Sunday, January 30, 2011

The U.S. should respect rights and demands of Egyptians

Egypt is in chaos as thousands of Egyptians have taken to the streets to demand political reform and an end to 30 years of repression under the leadership of President Hosni Mubarak. For the past five days, demonstrators have suffered in the hands of President Mubarak's so-called "no-nonsense" security agents who suppress the rights and demands of Egyptians - including the right to association, assembly and expression - with lethal  force powered by live bullets, batons, boots, water canons and teargas reportedly made in the U.S.

The oppressive Mubarak regime is the second largest recipient of U.S. aid (largely military aid). This revelation has amplified calls for the U.S. to stop funding an undemocratic regime and respect the rights and demands of the Egyptian people.

It's interesting to note that according to Reuters, the U.S. has given Egypt an average of 2 billion dollars a year since 1979. In 2010 alone, Egypt received 1.3 billion dollars in military aid.
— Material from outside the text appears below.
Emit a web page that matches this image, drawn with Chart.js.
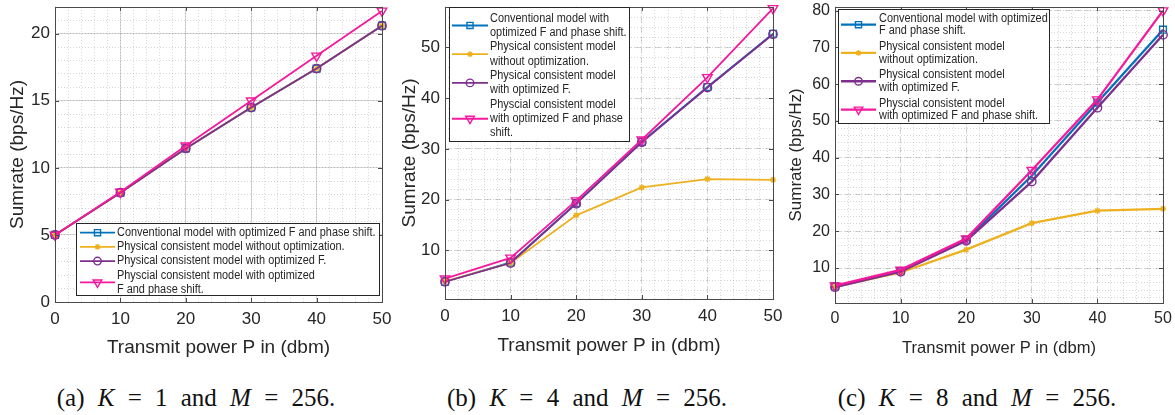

President Mubarak has been in power since October 1981 without the support of a majority of Egyptians. But he enjoys the support of the U.S. and considered a "key" U.S. ally. This is testament to the fact that the U.S. has religiously supported 30 years of oppression in Egypt. For more than 30 years, successive U.S. administrations have closely worked with a regime that cracks down on basic rights and freedoms of its citizens.

Egyptians have had enough and have taken to the streets to protest and voice concerns over 30 years of [U.S. funded] oppression.

Watching the demonstrations on a program titled "Egypt in Crisis" on CNN International this Sunday morning, an embattled demonstrator held up a slogan that caught my attention. The slogan which read: "USA Stop supporting Mubarak..." was hard to ignore. This is a genuine concern.

The U.S. should respect the rights and demands of oppressed Egyptians and stop supporting a government which is neither "by the people" or "for the people."


  1. Indeed! The US always believes that its interests outweigh the rights and interests of others. This is sad for a country that claims to be democratic but uses that to promote its own goals and agenda. I really hope things calm down in Egypt and I really hope it culminates in Mubarak leaving. It will send a message to the other African leaders. If not, it will just encourage more of the same repressive tactics to quiet a disgruntled populace.

  2. we accept we have a less and under developed democratic institution but the world powers are now trying to sell the people and their rights for fuel to run their own countries
    this can be seen in the case of Ivory coast so far so good the UN has done nothing relative to their capacity
    same is the case with France being one of the first to address the matter all because of their own selfish interested and social ties
    when will the holy spirit come over here?????